INDIA. Mumbai: The Ministry of Defence has cleared the procurement of around 120 ‘Pralay’ ballistic missiles for the Indian armed forces to deploy them along the borders with China and Pakistan.
According to the Defence Research and Development Organisation (DRDO), the indigenously developed missile is a tactical, surface-to-surface, and short-range ballistic missile for use on the battlefield.
The maiden flight test of ‘Pralay’ was successfully conducted on December 22, 2021, followed by a second flight test the next day from Dr.
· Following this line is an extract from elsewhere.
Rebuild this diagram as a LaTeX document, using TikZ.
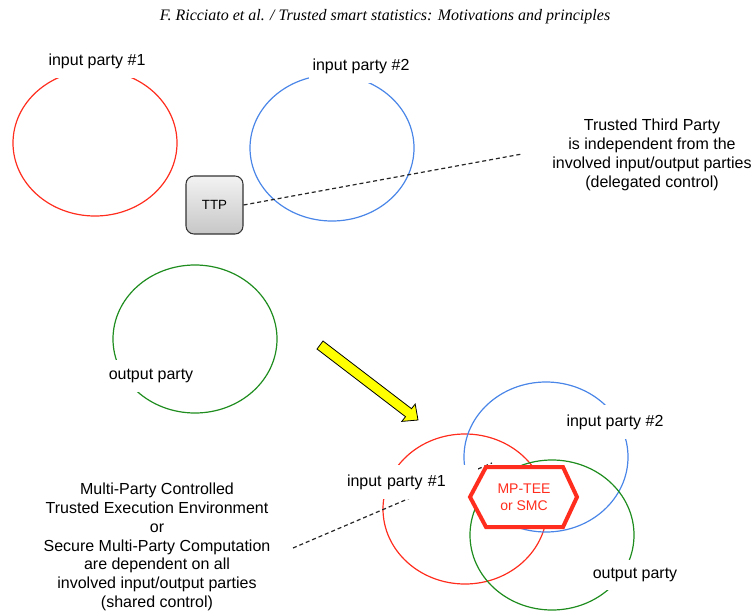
\documentclass[tikz,border=0pt]{standalone}
\usepackage{fontspec}
\setmainfont{Liberation Sans}
\newfontfamily\headfont{Liberation Serif}
\usetikzlibrary{shapes.geometric}

\definecolor{pred}{RGB}{255,45,30}
\definecolor{pblue}{RGB}{74,134,232}
\definecolor{pgreen}{RGB}{30,140,30}
\definecolor{arrowyellow}{RGB}{255,255,0}

\begin{document}
\begin{tikzpicture}[x=0.75pt,y=-0.75pt,
  party/.style={ellipse, draw, line width=0.9pt, minimum width=123pt,
    minimum height=109.5pt, inner sep=0pt},
  tag/.style={fill=white, inner xsep=3pt, inner ysep=7pt,
    font=\fontsize{12}{14}\selectfont},
  note/.style={align=center, inner sep=3pt, font=\fontsize{12}{14.1}\selectfont},
  link/.style={draw=black!85, line width=0.9pt, dash pattern=on 3pt off 2.2pt},
  ttpbox/.style={rounded corners=6pt, draw=black!80, line width=0.8pt,
    top color=black!5, bottom color=black!22, minimum width=42.75pt,
    minimum height=43.5pt, font=\fontsize{10}{12}\selectfont},
  hexborder/.style={draw=pred, fill=white, line width=3pt, line join=miter},
  hextext/.style={align=center, text=pred, font=\fontsize{10.5}{12.75}\selectfont},
  bigarrow/.style={draw=black, fill=arrowyellow, line width=0.6pt, line join=miter}]
\useasboundingbox (0,0) rectangle (756,613);

% running head
\node[font=\headfont\itshape\fontsize{12}{14}\selectfont] (head) at (385,17)
  {F. Ricciato et al. / Trusted smart statistics: Motivations and principles};

% ---- delegated control: separate parties and a third party ----
\node[party, draw=pred] (a1) at (95,143) {};
\node[party, draw=pblue] (a2) at (332,148) {};
\node[party, draw=pgreen, minimum height=111pt] (a3) at (195,339) {};
\node[tag] (a1t) at (97,61) {input party \#1};
\node[tag] (a2t) at (361,66) {input party \#2};
\node[tag] (a3t) at (151,376) {output party};

\node[note] (ttpnote) at (652,155)
  {Trusted Third Party\\is independent from the\\involved input/output parties\\(delegated control)};
\node[ttpbox] (ttp) at (214.5,205) {TTP};
\coordinate (ttpend) at (522,154);
\draw[link] (ttp.east) -- (ttpend);

% transition arrow
\path[bigarrow] (317,349) -- (405.5,416.7) -- (401.8,421.4) -- (418,420)
  -- (415.2,404) -- (411.5,408.7) -- (323,341) -- cycle;

% ---- shared control: overlapping parties ----
\node[party, draw=pred, minimum height=112.5pt] (b1) at (465,509) {};
\node[party, draw=pblue, minimum height=112.5pt] (b2) at (546,457) {};
\node[party, draw=pgreen, minimum height=112.5pt] (b3) at (552,535) {};

\node[note] (mpnote) at (157,547)
  {Multi-Party Controlled\\Trusted Execution Environment\\or\\Secure Multi-Party Computation\\are dependent on all\\involved input/output parties\\(shared control)};
\coordinate (mpstart) at (293,548);
\coordinate (mpend) at (492,463);
\draw[link] (mpstart) -- (mpend);

\node[tag, text width=95.25pt, align=left, minimum height=24pt] (b1t) at (410.5,482) {input party \#1};
\node[tag] (b2t) at (615,422) {input party \#2};
\node[tag, inner ysep=6pt] (b3t) at (635,575) {output party};

\path[hexborder] (486,467) -- (563,467) -- (577,497) -- (563,527)
  -- (486,527) -- (470,497) -- cycle;
\node[hextext] (mp) at (524,497) {MP-TEE\\or SMC};
\end{tikzpicture}
\end{document}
APJ Abdul Kalam Island off the coast of Odisha.
‘Pralay’, along with the BrahMos supersonic cruise missile, will be the longest-range tactical weapon system in the defense forces as the strategic forces command controls the long-range strategic weapons.
DRDO started developing the missile in 2015, and took four years to test the required technologies.
Both China and Pakistan have ballistic missiles, which are for tactical roles. ‘Pralay’ is intended to be India’s answer to the Dongfeng 12 (CSS-X-15) missile of China.
The features of the Pralay missile
The Missile is powered with a solid propellant rocket motor and many new technologies. The missile ranges from 150-500 km and can be launched from a mobile launcher.
The missile guidance system includes a state-of-the-art navigation system and integrated avionics. It is designed to destroy enemy radar and communication installations, command and control centres, and airfields.
It fulfills the Indian Army’s requirement for a conventionally armed tactical ballistic missile. It is powered by a solid-fuel rocket motor. It follows a quasi-ballistic trajectory, utilising a composite propellant that generates more energy than the propellant used for the Agni missile series.
The missile is being procured amid renewed tensions with China along the LAC following the clashes in Arunachal Pradesh’s Tawang.
Defence Minister Rajnath Singh had told Parliament on December 13 that the Chinese troops tried to ”unilaterally” change the status quo in the Yangtse area in the Tawang sector. Still, the Indian Army compelled them to retreat with its firm response.
Besides, there was no visible outcome from the 17th round of the India-China Corps Commander level meeting held on December 20 at the Chushul-Moldo border meeting point to exchange views to resolve the relevant issues along the LAC in the Western Sector.
The Indian side pointed out the issues at the friction points of Demchok and Depsang in eastern Ladakh. However, after a 10-hour-long meeting, the two sides merely agreed to maintain stability and stay in close contact through military and diplomatic channels to resolve the remaining issues.